Lafler revisitedYou just can't please some people. Michael Marsh is one of those people. Marsh was charged with what's known in the trade as "aggravated shoplifting": after helping himself to some merchandise at Walmart, Marsh was accosted outside by an employee, whose discomfiture at making a dollar more than minimum wage was possibly assuaged by Walmart's giving him the lofty title of "asset protection associate." Marsh did not go quietly into that good night, and the resultant scratch on the associate's hand earned Marsh an indictment for second degree felony robbery. At the two pretrials in the case, and just before jury selection, the State offered Marsh a deal: he'd plead to the indictment, and the State would recommend the minimum two year prison sentence. Not exactly a magnanimous offer, but given Marsh's prior exposure to the criminal justice system -- two felonies involving drugs, a CCW, and a bevy of misdemeanor theft convictions -- and the fact that the present case was pretty much airtight, not bad, either. All this was placed on the record, and before the jury was brought up, the judge pointedly suggested to the defense attorney that "you have some more discussion with your client." They did, with the upshot that Marsh asked for another attorney.
With the jury waiting in the wings, that was a non-starter, and the court denied the request, telling Marsh that he was lucky to have been offered the plea that was on the table. The case went to trial, and it took the jury all of 38 minutes to convict Marsh, and the judge a bit less than that to send him to prison for six years.
So what did Marsh claim on appeal? That it was his lawyer's fault for telling him at one point that the case was "possibly winnable." That, according to the sole assignment of error, "caused the Appellant to reject a favorable plea bargain offered by the prosecution, thereby resulting in a guilty verdict and sentence to a term of years much longer than was offered by the prosecution."
This is based on last year's Supreme Court decision in Lafler v. Cooper. I discussed that extensively here, but the short version is that Cooper's attorney gave him woefully bogus advice, causing Cooper to reject a plea deal which would have given him 4 to 7 years in prison, and Cooper instead wound up with a sentence after trial nearly four times that.
Marsh's effort to ride that pony all the way into town comes a cropper in the 12th District's decision a couple weeks back in State v. Marsh. The parties in Lafler had stipulated that the attorney's performance had been deficient. (He'd told Cooper that he couldn't be convicted of attempted murder because all of the bullets had struck the victim below the waist, thus supposedly negating an intent to kill.) The panel in Marsh notes that no such stipulation was made here, and that even if counsel told Marsh that the case was "possibly winnable" (and there was nothing in the record that he did), "such a statement is not equivalent to definitely winnable or even likely winnable." In fact, what the record did show was that "counsel advised [Marsh] that the trial was not likely to end well," and "the trial court advised him how favorable the plea was under the circumstances of the case."

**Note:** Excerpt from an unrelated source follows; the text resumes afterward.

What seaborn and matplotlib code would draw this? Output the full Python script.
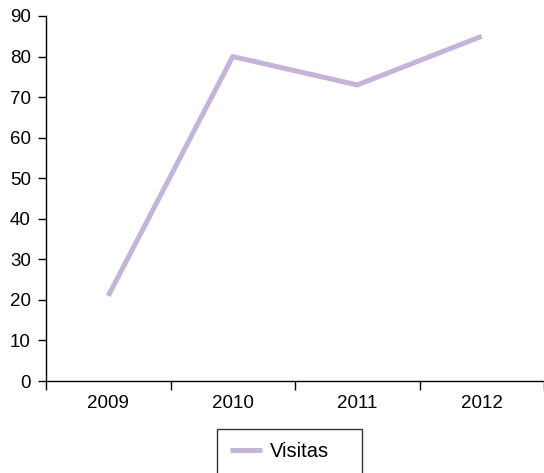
import pandas as pd
import matplotlib
matplotlib.use('Agg')
import matplotlib.pyplot as plt
import seaborn as sns

# data
years = ['2009', '2010', '2011', '2012']
visitas = [21, 80, 73, 85]

sns.set_style("ticks")
plt.rcParams['font.family'] = ['Liberation Sans', 'DejaVu Sans']

df = pd.DataFrame({'year': years, 'Visitas': visitas})

fig = plt.figure(figsize=(5.44, 4.73), dpi=100)
ax = fig.add_axes([46 / 544, 1 - 381 / 473, 1 - 46 / 544, (381 - 16) / 473])

sns.lineplot(x='year', y='Visitas', data=df, ax=ax, color='#c4b4d8', linewidth=3.6,
             label='Visitas', legend=False, solid_capstyle='butt')

ax.set_xlim(-0.5, 3.5)
ax.set_ylim(0, 90)
ax.set_yticks(range(0, 91, 10))
ax.set_xticks(range(len(years)))
ax.set_xticklabels(years)
ax.set_xticks([i - 0.5 for i in range(len(years) + 1)], minor=True)
ax.tick_params(axis='x', which='major', length=0, pad=10, labelsize=13.5, labelcolor='black')
ax.tick_params(axis='x', which='minor', length=6.5, width=1, color='black')
ax.tick_params(axis='y', length=6, width=1, color='black', labelsize=13.5, labelcolor='black', pad=5)
ax.set_xlabel('')
ax.set_ylabel('')
for s in ['top', 'right']:
    ax.spines[s].set_visible(False)
for s in ['left', 'bottom']:
    ax.spines[s].set_color('black')
    ax.spines[s].set_linewidth(1)

h, l = ax.get_legend_handles_labels()
leg = fig.legend(h, l, loc='upper left', mode='expand',
                 bbox_to_anchor=(217 / 544, 1 - 434 / 473, 145 / 544, 0.01),
                 borderaxespad=0, fontsize=14.5, frameon=True, fancybox=False,
                 edgecolor='black', handlelength=1.6, handletextpad=0.4,
                 borderpad=0.65)
leg.get_frame().set_linewidth(1)
for t in leg.get_texts():
    t.set_color('black')

fig.savefig('out.png', dpi=100)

Take a closer look at that last sentence, because I think it highlights some of the problems with Lafler and with Missouri v. Frye, the decision issued the same day last year reversing a conviction because a lawyer hadn't told his client of a favorable plea offer. Justice Kennedy, who wrote both of the 5-4 majority opinions, recognized that the criminal justice system had become "a system of pleas." Well, it had actually been that for at least the past 40 years, when the drug war started in earnest and courts became inundated with criminal cases. It's just that Lafler and Frye mean we have to pay more attention to that. It wasn't uncommon for a judge two years ago to go to trial without having any idea of what the plea offer was. That doesn't happen anymore; now the judge will conduct a hearing at some point in time just to put the plea offer on the record.
Or more. Go back to that last line I quoted, about how "the trial court advised him how favorable the plea was under the circumstances of the case." Two observations.
First, you have the trial judge and your own lawyer telling you that you've got a crappy case, with little to no chance of winning at trial. Five gets you ten that if he had pled, Marsh would have contended on appeal that he was pressured into doing so. And the judge's statement gives that argument some legs. That's something I've mentioned before: it's easy for a judge to get carried away at a Frye hearing, and move from making sure that the defendant knows what the plea offer is to evaluating the merits of it.
Second, this shows what a bind Lafler puts the defense attorney in. Just how far do you go in communicating to the client your evaluation of his prospects at trial? If you tell him he has a 50-50 shot at acquittal and somebody later concludes that it was more like 20-80 -- based, of course, on the evaluation of evidence which actually came out at trial, something you didn't have when you gave the advice -- does that mean there's a Lafler problem? Should you get everything in writing? How specific should you be? It's not unusual for a client to interpret a negative evaluation of his chances as a lack of zeal on your part in representing him; how do you walk the tightrope between being candid and convincing him that you're working hard for him?